Persona research can be data driven or less scientifically derived. In this case, we gathered all stakeholder thoughts and opinions and tested these against our in-house participant group in a few group and individual interviews.
What emerged was a need to focus on the internal power user task flows before development of individual screens intended for all personas. Our development team found this big-picture research helpful to envision user flows through the tool.
eCommerce + Informational Websites
UXbuddha has experience with small-to-midsized business marketing websites, with built-in purchase flows or links to external stores. Your web presence acts as today’s business card or brochure, serving to orient your customer base to your business offerings. We routinely recommend cross-links to your blogs + vlogs, twitter feeds, LinkedIn company profiles, Facebook business pages, and other social platforms.

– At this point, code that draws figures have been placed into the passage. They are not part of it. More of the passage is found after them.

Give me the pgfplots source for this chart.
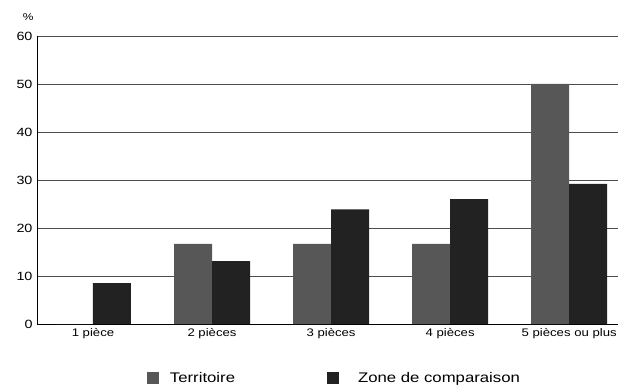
\documentclass[border=0pt]{standalone}
\usepackage{pgfplots}
\pgfplotsset{compat=1.18}
\usepackage{fontspec}
\setmainfont{Liberation Sans}[FakeStretch=1.2]
\definecolor{terr}{HTML}{575757}
\definecolor{zone}{HTML}{222222}
\begin{document}
\begin{tikzpicture}
\begin{axis}[
  scale only axis,
  width=581bp, height=288bp,
  ybar=0pt, bar width=38bp,
  xmin=-0.47, xmax=4.41,
  ymin=0, ymax=60,
  ytick={0,10,...,60},
  xtick={0,1,2,3,4},
  xticklabels={1 pièce,2 pièces,3 pièces,4 pièces,5 pièces ou plus},
  axis x line*=bottom, axis y line*=left,
  axis line style={black, line width=1pt, -},
  major tick length=0pt,
  ymajorgrids, grid style={black!70, line width=0.6pt},
  /pgf/number format/assume math mode=true,
  yticklabel style={font=\fontsize{12}{13}\selectfont, xshift=-1bp},
  xticklabel style={font=\fontsize{11}{12}\selectfont, yshift=-1bp},
  legend style={draw=none, at={(0.512,-0.1875)}, anchor=center,
    font=\fontsize{14}{16}\selectfont, column sep=0bp,
    /tikz/every even column/.append style={column sep=90bp}},
  legend columns=2,
  legend image code/.code={\fill[#1] (0bp,-6bp) rectangle (12bp,6bp);},
  clip=false,
]
\addplot[fill=terr, draw=none] coordinates {(0,0) (1,16.7) (2,16.7) (3,16.7) (4,50)};
\addlegendentry{\hspace{9bp}Territoire}
\addplot[fill=zone, draw=none] coordinates {(0,8.5) (1,13.1) (2,23.9) (3,26.0) (4,29.2)};
\addlegendentry{\hspace{17bp}Zone de comparaison}
\node[font=\fontsize{10}{11}\selectfont, anchor=center] at (axis description cs:-0.015,1.066) {\%};
\end{axis}
\pgfresetboundingbox
\useasboundingbox (-37bp,-61bp) rectangle (581bp,324bp);
\end{tikzpicture}
\end{document}
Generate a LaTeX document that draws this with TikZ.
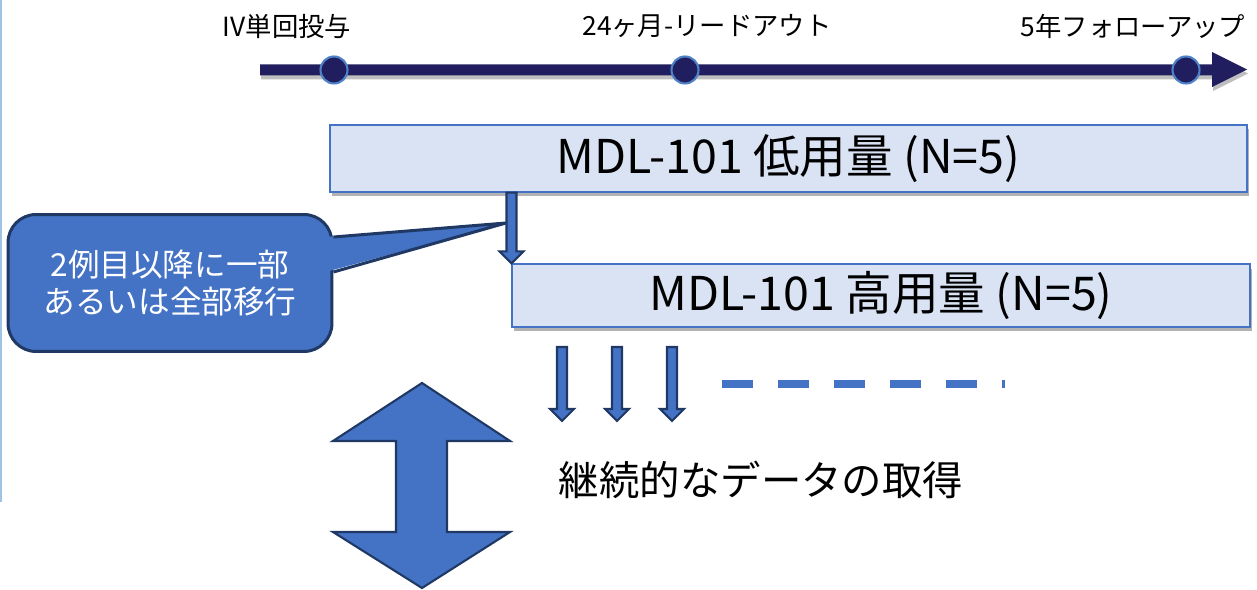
\documentclass[tikz,border=0pt]{standalone}
\usepackage{fontspec}
\setmainfont{Noto Sans CJK JP}
\usetikzlibrary{calc,shadows}

\definecolor{navy}{HTML}{201E5E}
\definecolor{ringblue}{HTML}{4F81C7}
\definecolor{boxfill}{HTML}{DAE3F3}
\definecolor{boxedge}{HTML}{4472C4}
\definecolor{midblue}{HTML}{4472C4}
\definecolor{darkedge}{HTML}{1F3864}
\definecolor{sideline}{HTML}{9DC3E6}

\tikzset{
  milestone/.style={circle, fill=navy, draw=ringblue, line width=1.2pt, minimum size=0.54cm, inner sep=0pt},
  stage/.style={font=\fontsize{15}{18}\selectfont, inner sep=0pt},
  phase/.style={draw=boxedge, fill=boxfill, line width=0.7pt, inner sep=0pt,
    font=\fontsize{26.5}{30}\selectfont,
    drop shadow={shadow xshift=0.04cm, shadow yshift=-0.09cm, opacity=0.3, fill=black}},
  blockarrow/.style={fill=midblue, draw=darkedge, line width=1.2pt, line join=miter},
  callout/.style={fill=midblue, draw=darkedge, line width=1.7pt, rounded corners=0.56cm,
    text=white, align=center, font=\fontsize{18}{21}\selectfont,
    minimum width=6.48cm, minimum height=2.74cm},
}

% vertical block arrow from #1 down to tip #2
\newcommand\blockdown[2]{%
  \draw[blockarrow] ($(#1)+(-5,0)$) -- ($(#2)+(-5,-12)$) -- ($(#2)+(-12,-12)$) -- (#2)
    -- ($(#2)+(12,-12)$) -- ($(#2)+(5,-12)$) -- ($(#1)+(5,0)$) -- cycle;}

\begin{document}
\begin{tikzpicture}[x=0.02cm, y=-0.02cm]
\useasboundingbox (0,0) rectangle (1257,590);
\draw[sideline, line width=1.2pt] (1,0) -- (1,502);

% timeline
\fill[navy, drop shadow={shadow xshift=0.02cm, shadow yshift=-0.08cm, opacity=0.25, fill=black}]
  (260,64.5) -- (1212,64.5) -- (1212,52) -- (1247,69.5) -- (1212,87) -- (1212,75.5) -- (260,75.5) -- cycle;
\node[milestone] (m1) at (334,70) {};
\node[milestone] (m2) at (685,70) {};
\node[milestone] (m3) at (1186,70) {};
\node[stage] (l1) at (287,26) {IV単回投与};
\node[stage] (l2) at (707,26) {24ヶ月-リードアウト};
\node[stage] (l3) at (1133,26) {5年フォローアップ};

% cohorts
\node[phase, minimum width=18.34cm, minimum height=1.34cm] (low) at (788.5,158.5) {MDL-101 低用量 (N=5)};
\node[phase, minimum width=14.76cm, minimum height=1.26cm] (high) at (881,295.5) {MDL-101 高用量 (N=5)};
\blockdown{low.south -| high.north west}{high.north west}

% callout
\node[callout] (note) at (170,283) {2例目以降に一部\\あるいは全部移行};
\coordinate (tip) at (506,223);
\fill[midblue] ($(note.east)+(-8,-46)$) -- (tip) -- ($(note.east)+(-8,-11)$) -- cycle;
\draw[darkedge, line width=1.7pt, line join=miter] ($(note.east)+(0,-46)$) -- (tip) -- ($(note.east)+(0,-11)$);

% continued data
\foreach \x [count=\i] in {562,617,672} {
  \coordinate (s\i) at (\x,347);
  \coordinate (e\i) at (\x,421);
  \blockdown{s\i}{e\i}
}
\draw[midblue, line width=0.15cm, dash pattern=on 0.62cm off 0.5cm] (722,384) -- (1005,384);
\draw[blockarrow] (422,383) -- (510,441) -- (447,441) -- (447,532) -- (510,532) -- (422,588)
  -- (333,532) -- (396,532) -- (396,441) -- (333,441) -- cycle;
\node[font=\fontsize{23}{28}\selectfont, inner sep=0pt] (data) at (761,480) {継続的なデータの取得};
\end{tikzpicture}
\end{document}
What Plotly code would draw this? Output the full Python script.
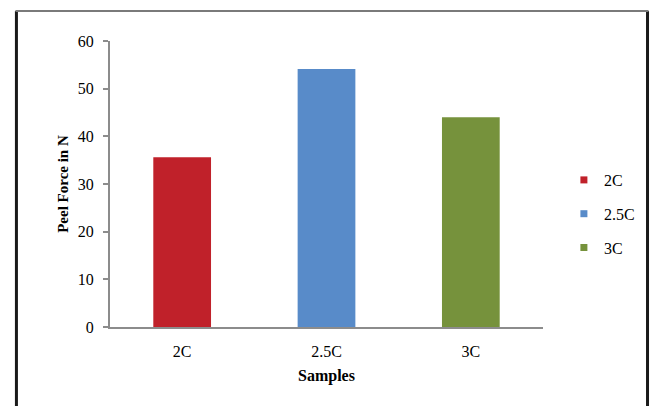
import plotly.graph_objects as go

categories = ["2C", "2.5C", "3C"]
peel_force = [35.6, 54.1, 44.0]
colors = ["#C0212A", "#588BC9", "#76923C"]

FONT = "Liberation Serif"

fig = go.Figure()
fig.add_trace(go.Bar(
    x=categories, y=peel_force, marker=dict(color=colors, line=dict(width=0)),
    width=0.4, showlegend=False,
))
for cat, col in zip(categories, colors):
    fig.add_trace(go.Scatter(
        x=[None], y=[None], mode="markers", name=cat, legendgroup=cat,
        marker=dict(symbol="square", size=7, color=col),
    ))

# page offset of the figure inside the browser window (body margin)
OFF = 8
W, H = 660 - 2 * OFF, 414 - 2 * OFF
L, R, T, B = 110 - OFF, 115 - OFF, 41 - OFF, 87 - OFF
pw, ph = W - L - R, H - T - B

def px(x):
    return (x - OFF - L) / pw

def py(y):
    return (H - B - (y - OFF)) / ph

fig.update_layout(
    width=W, height=H,
    margin=dict(l=L, r=R, t=T, b=B),
    paper_bgcolor="white", plot_bgcolor="white",
    font=dict(family=FONT, size=16, color="#000000"),
    xaxis=dict(
        showline=True, linecolor="#8C8C8C", linewidth=2,
        ticks="", showgrid=False, ticklabelstandoff=9,
        title=dict(text="<b>Samples</b>", font=dict(size=16), standoff=11),
    ),
    yaxis=dict(
        range=[0, 60], dtick=10, showline=True, linecolor="#8C8C8C", linewidth=2,
        ticks="outside", ticklen=5, tickcolor="#8C8C8C", tickwidth=2,
        showgrid=False, zeroline=False, ticklabelstandoff=6,
        title=dict(text="<b>Peel Force in N</b>", font=dict(size=15), standoff=6),
    ),
    legend=dict(
        x=px(566), xanchor="left", y=py(214), yanchor="middle",
        traceorder="grouped", tracegroupgap=10, font=dict(size=16),
        bgcolor="rgba(0,0,0,0)",
    ),
    bargap=0.6,
    shapes=[
        dict(type="line", xref="paper", yref="paper", x0=px(16), x1=px(16), y0=py(11), y1=py(420), line=dict(color="#1A1A1A", width=3)),
        dict(type="line", xref="paper", yref="paper", x0=px(650), x1=px(650), y0=py(11), y1=py(420), line=dict(color="#1A1A1A", width=3)),
        dict(type="line", xref="paper", yref="paper", x0=px(15), x1=px(651), y0=py(11), y1=py(11), line=dict(color="#7A7A7A", width=2)),
    ],
)

fig.write_html("out.html")
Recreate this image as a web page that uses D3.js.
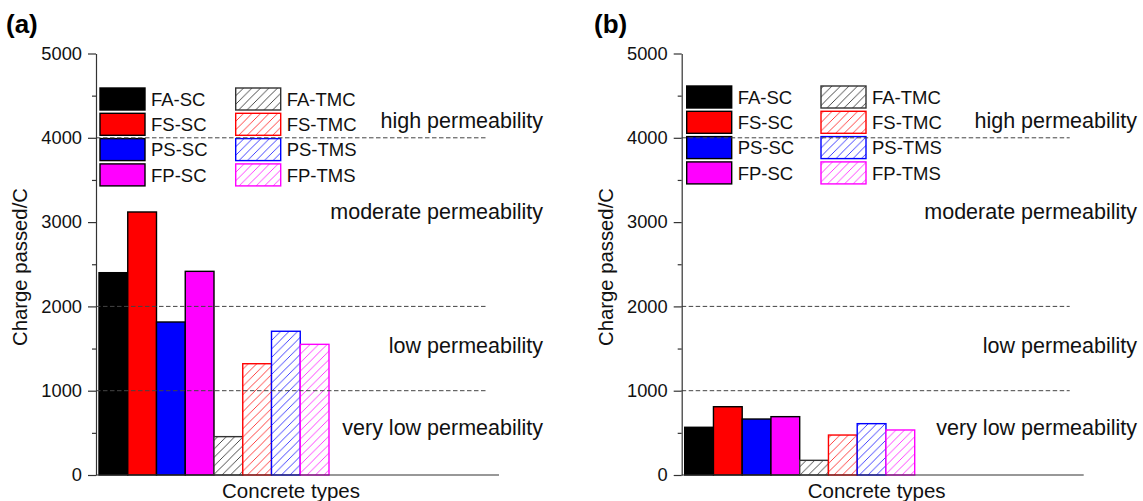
<!DOCTYPE html>
<html>
<head>
<meta charset="utf-8">
<script src="https://cdn.jsdelivr.net/npm/d3@7"></script>
<style>
  html, body { margin: 0; padding: 0; background: #fff; }
  svg { display: block; font-family: "Liberation Sans", Arial, Helvetica, sans-serif; }
</style>
</head>
<body>
<svg id="chart" width="1143" height="501"></svg>
<script>
// ---------- data ----------
const categories = ["FA-SC", "FS-SC", "PS-SC", "FP-SC", "FA-TMC", "FS-TMC", "PS-TMS", "FP-TMS"];
const seriesColors = ["#000000", "#ff0000", "#0000ff", "#ff00ff", "#000000", "#ff0000", "#0000ff", "#ff00ff"];
const seriesHatched = [false, false, false, false, true, true, true, true];
const valuesA = [2400, 3120, 1815, 2416, 455, 1320, 1705, 1550];
const valuesB = [566, 810, 664, 692, 174, 474, 609, 534];
const yTickValues = [0, 1000, 2000, 3000, 4000, 5000];
const yMinorTickValues = [500, 1500, 2500, 3500, 4500];
const thresholdValues = [1000, 2000, 4000];
const zoneLabels = ["high permeability", "moderate permeability", "low permeability", "very low permeability"];
const zoneLabelValues = [4205, 3126, 1536, 563];
const panelLabels = ["(a)", "(b)"];
const xAxisTitle = "Concrete types";
const yAxisTitle = "Charge passed/C";

// ---------- layout ----------
const svg = d3.select("#chart");
const y0 = 475, y1 = 53.5;
const panels = [
  { values: valuesA, label: panelLabels[0], axisX: 96, barW: 28.75, axisLen: 403, dashLen: 390, zoneRight: 543, legX: 100, legX2: 235.7, legY: 88, labelX: 6 },
  { values: valuesB, label: panelLabels[1], axisX: 681.7, barW: 28.75, axisLen: 402, dashLen: 388, zoneRight: 1137, legX: 686.7, legX2: 821, legY: 86, labelX: 594 }
];

const defs = svg.append("defs");
const hatchColors = { "#000000": "#333333", "#ff0000": "#ff2a2a", "#0000ff": "#2a2aff", "#ff00ff": "#ff2aff" };
Object.keys(hatchColors).forEach(c => {
  const p = defs.append("pattern")
    .attr("id", "hatch" + c.slice(1))
    .attr("patternUnits", "userSpaceOnUse")
    .attr("width", 8.5).attr("height", 8.5);
  p.append("rect").attr("width", 8.5).attr("height", 8.5).attr("fill", "#fff");
  p.append("path")
    .attr("d", "M-1,9.5 L9.5,-1 M-4,4 L4,-4 M4.5,12.5 L12.5,4.5")
    .attr("stroke", hatchColors[c]).attr("stroke-width", 0.9).attr("fill", "none");
});
const fillFor = i => seriesHatched[i] ? `url(#hatch${seriesColors[i].slice(1)})` : seriesColors[i];
const strokeFor = i => seriesHatched[i] ? (seriesColors[i] === "#000000" ? "#333" : seriesColors[i]) : "#000";

const y = d3.scaleLinear().domain([0, 5000]).range([y0, y1]);

panels.forEach(P => {
  const g = svg.append("g");
  const x = d3.scaleBand().domain(categories)
    .range([P.axisX + 3, P.axisX + 3 + categories.length * P.barW]).padding(0);

  // bars
  g.selectAll("rect.bar").data(P.values).enter().append("rect")
    .attr("class", "bar")
    .attr("x", (d, i) => x(categories[i]))
    .attr("y", d => y(d))
    .attr("width", x.bandwidth())
    .attr("height", d => y(0) - y(d))
    .attr("fill", (d, i) => fillFor(i))
    .attr("stroke", (d, i) => strokeFor(i))
    .attr("stroke-width", 1.4);

  // legend
  categories.forEach((c, i) => {
    const col = i < 4 ? 0 : 1;
    const row = i % 4;
    const bx = col === 0 ? P.legX : P.legX2;
    const by = P.legY + row * 25.3;
    g.append("rect").attr("x", bx).attr("y", by).attr("width", 45).attr("height", 22)
      .attr("fill", fillFor(i)).attr("stroke", strokeFor(i)).attr("stroke-width", 1.4);
    g.append("text").attr("x", bx + 51).attr("y", by + 11).attr("dy", "0.36em")
      .attr("font-size", 18.5).attr("fill", "#111").text(c);
  });

  // threshold dashed lines
  g.selectAll("line.thr").data(thresholdValues).enter().append("line")
    .attr("class", "thr")
    .attr("x1", P.axisX).attr("x2", P.axisX + P.dashLen)
    .attr("y1", d => y(d)).attr("y2", d => y(d))
    .attr("stroke", "#444").attr("stroke-width", 1).attr("stroke-dasharray", "4.5,2.5");

  // zone labels
  g.selectAll("text.zone").data(zoneLabels).enter().append("text")
    .attr("class", "zone")
    .attr("x", P.zoneRight).attr("y", (d, i) => y(zoneLabelValues[i]))
    .attr("dy", "0.36em").attr("text-anchor", "end")
    .attr("font-size", 21.5).attr("fill", "#111").text(d => d);

  // y axis
  const ax = g.append("g").attr("transform", `translate(${P.axisX},0)`)
    .call(d3.axisLeft(y).tickValues(yTickValues).tickFormat(d3.format("d"))
      .tickSize(8).tickSizeOuter(0).tickPadding(6));
  ax.select(".domain").attr("stroke", "#333").attr("stroke-width", 1.2);
  ax.selectAll(".tick line").attr("stroke", "#333").attr("stroke-width", 1.2);
  ax.selectAll(".tick text").attr("font-size", 18.3).attr("fill", "#111")
    .attr("font-family", "Liberation Sans, Arial, sans-serif");
  const axm = g.append("g").attr("transform", `translate(${P.axisX},0)`)
    .call(d3.axisLeft(y).tickValues(yMinorTickValues).tickSize(4).tickSizeOuter(0).tickFormat(""));
  axm.select(".domain").remove();
  axm.selectAll(".tick line").attr("stroke", "#333").attr("stroke-width", 1.2);

  // x axis baseline
  g.append("line").attr("x1", P.axisX).attr("x2", P.axisX + P.axisLen)
    .attr("y1", y(0)).attr("y2", y(0)).attr("stroke", "#333").attr("stroke-width", 1.2);

  // titles
  g.append("text").attr("x", P.axisX + 195).attr("y", 498)
    .attr("text-anchor", "middle").attr("font-size", 20.5).attr("fill", "#111").text(xAxisTitle);
  g.append("text").attr("transform", `translate(${P.axisX - 69},267) rotate(-90)`)
    .attr("text-anchor", "middle").attr("font-size", 20.3).attr("fill", "#111").text(yAxisTitle);
  g.append("text").attr("x", P.labelX).attr("y", 33)
    .attr("font-size", 26).attr("font-weight", "bold").attr("fill", "#000").text(P.label);
});
</script>
</body>
</html>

This tech startup needed a quick marketing site before launching into the development phase of their business plan. We partnered on design ideation, working via a third-party web hosting + building platform to create a solid, early marketing site. Long scrolling landing pages were trending when this site was built.
This local business with a national clientele needed their hacked website reclaimed and rebuilt. Working with our client we identified the most common task flows and confirmed these with lean user testing with their customers. Using a DIY website builder, we then designed and built a basic website, and used summative testing to refine it. Simple landing pages with strong imagery were trending when this site was built.
A naturopathic practitioner wanted to enhance her business’s online presence and increase her client base. We designed a social networking component to the marketing practice, added a blog page to the website, and revamped the e-commerce page to better match this business’s goals.
When this blue sky wireframe was made, we worked within an eCommerce in-house UX team, developing new and established tools for customers and internal use across devices. These wires show an initial straw man on a quick way to upload, name, and sort screenshots internally for the UX design team. (Designers collect screenshots incessantly when they see and interaction or flow they like.) This blue sky project didn't make the development road map during Martha’s tenure, but garnered support from the UXers in house at the organization.